[CHAPTER XXVI]
SCULPTURING MACHINES

The savage who, with a flint point or bone splinter, laboriously scratched rude figures on the walls of his cave dwelling, did the best he was capable of to express the emotions which affect the splendidly equipped sculptor of to-day; he wished to record permanently some shape in which for the time he was interested, religiously or otherwise.

The sun, moon and stars figure largely in primitive religions as objects of worship. They could be easily suggested by a few strokes of a tool. But when mortals turned from celestial to terrestrial bodies, and to the worship of human or animal forms—the "graven images" of the Bible—a much higher level of art was reached by the sculptor, who endeavoured to give faithful representations in marble of the great men of the time and of the gods which his nation acknowledged.

The Egyptians, whose colossal monuments strew the banks of the Nile, worked in the most stubborn materials—basalt, porphyry and granite—which would turn the edge of highly tempered steel, and therefore raise wonder in our minds as to the nature of the tools which the subjects of the Pharaohs must have possessed. Only one chisel, of a bronze so soft that its edge turned at the first stroke against the rock under which it was found, has so far come to light. Of steel tools there is no trace, and we are left to the surmise that the ancients possessed some forgotten method of hardening other metals—including bronze—to a pitch quite unattainable to-day. Whatever were their implements, they did magnificent work; witness the splendid sculptures of vast proportions to be found in the British Museum; and the yet huger statues, such as those of Memnon and those at Karnak, which attract tourists yearly to Egypt.

The Egyptians admired magnitude; the Greeks perfection of outline. The human form in its most ideal development, so often found among a nation with whom athleticism was almost a religion, inspired many of the great classical sculptors, whose work never has been, and probably never will be, surpassed. Great honour awaited the winner in the Olympian games; but the most coveted prize of all was the permission given him—this after a succession of victories only—to erect a statue of himself in the sacred grove near the shrine of Olympian Jove. Happy the man who knew that succeeding generations would gaze upon a marble representation of some characteristic attitude assumed by him during his struggle for the laurel crown.

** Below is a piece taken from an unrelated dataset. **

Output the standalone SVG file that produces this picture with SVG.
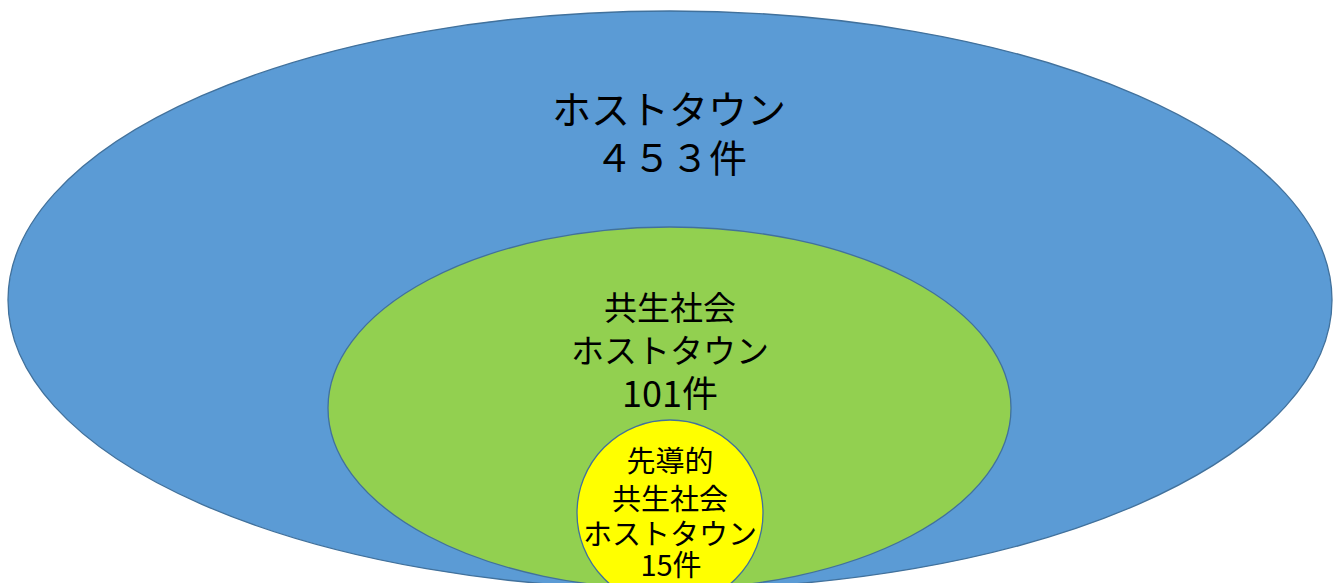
<svg xmlns="http://www.w3.org/2000/svg" width="1341" height="583" viewBox="0 0 1341 583">
<style>
.t{font-family:"Noto Sans CJK JP","Noto Sans CJK SC",sans-serif;fill:#000;text-anchor:middle}
.e{stroke:#41719C;stroke-width:1.3}
</style>
<rect width="1341" height="583" fill="#fff"/>
<g id="host">
<ellipse class="e" cx="670" cy="300" rx="662" ry="289" fill="#5B9BD5"/>
<text class="t" x="669" y="124" font-size="39">ホストタウン</text>
<text class="t" x="671" y="172" font-size="38">４５３件</text>
</g>
<g id="kyosei">
<ellipse class="e" cx="669.5" cy="408" rx="341.5" ry="181" fill="#92D050"/>
<text class="t" x="670" y="320" font-size="33">共生社会</text>
<text class="t" x="670" y="363" font-size="33">ホストタウン</text>
<text class="t" x="670" y="407" font-size="36">101件</text>
</g>
<g id="sendo">
<ellipse class="e" cx="670" cy="513" rx="93" ry="93" fill="#FFFF00"/>
<text class="t" x="670" y="472" font-size="29">先導的</text>
<text class="t" x="670" y="510" font-size="29">共生社会</text>
<text class="t" x="670" y="545" font-size="29">ホストタウン</text>
<text class="t" x="671" y="576" font-size="29">15件</text>
</g>
<g id="connectors"/>
</svg>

Until recently the methods of sculpture have remained practically unaltered for thousands of years. The artist first models his idea in clay or wax, on a small scale. He then, if he designs a life-size or colossal statue, erects a kind of iron skeleton to carry the clay of the full-sized model, copied proportionately from the smaller one. When this is finished, a piece-mould is formed from it by applying wet lumps of plaster of Paris all over the surface in such a manner that they can be removed piecemeal, and fitted together to form a complete mould. Into this liquid plaster is run, for a hollow cast of the whole figure, which is smoothed and given its finishing touches by the master hand.

This cast has next to be reproduced in marble. Both the cast and the block of marble are set up on "scale-stones," revolving on vertical pivots. An ingenious instrument, called a "pointing machine," now comes into play. It has two arms ending in fine metal points, movable in ball-and-socket joints. These arms are first applied to the model, the lower being adjusted to touch a mark on the scale-stone, the upper to just reach a mark on the figure. The operator then clamps the arms and revolves the machine towards the block of marble, the scale-stone of which has been marked similarly to its fellow. The bottom arm is now set to rest on the corresponding mark of the scale-stone; but the upper, which can slide back telescopically, is prevented from assuming its relative position by the unremoved portions of the block. The workman therefore merely notices the point on the block at which the needle is directed, and drills a hole into the marble on the line of the needle's axis, to a depth sufficient to allow the arm to be fully extended. This process is repeated, in some cases many thousands of times, until the block has been honeycombed with small holes. The carver can now strike off the superfluous marble, never going beyond the depth of a hole; and a rough outline of the statue appears. A more skilled workman follows him to shape the material to a close copy of the cast; and the sculptor himself adds the finishing touches which stamp his personality on the completed work.

Only a select few of the world's greatest sculptors have ventured to strike their statues direct from the marble, without recourse to a preliminary model. Such a one was Michelangelo, who, as though seized by a creative frenzy, would hew and hack a block so furiously that the chips flew off like a shower, continuing his attack for hours, yet never making the single false stroke that in the case of other masters has ruined the work of months. He truly was a genius, and must have possessed an almost supernatural faculty of knowing when he had reached the exact depth at any point in the great block of marble from which his design gradually emerged.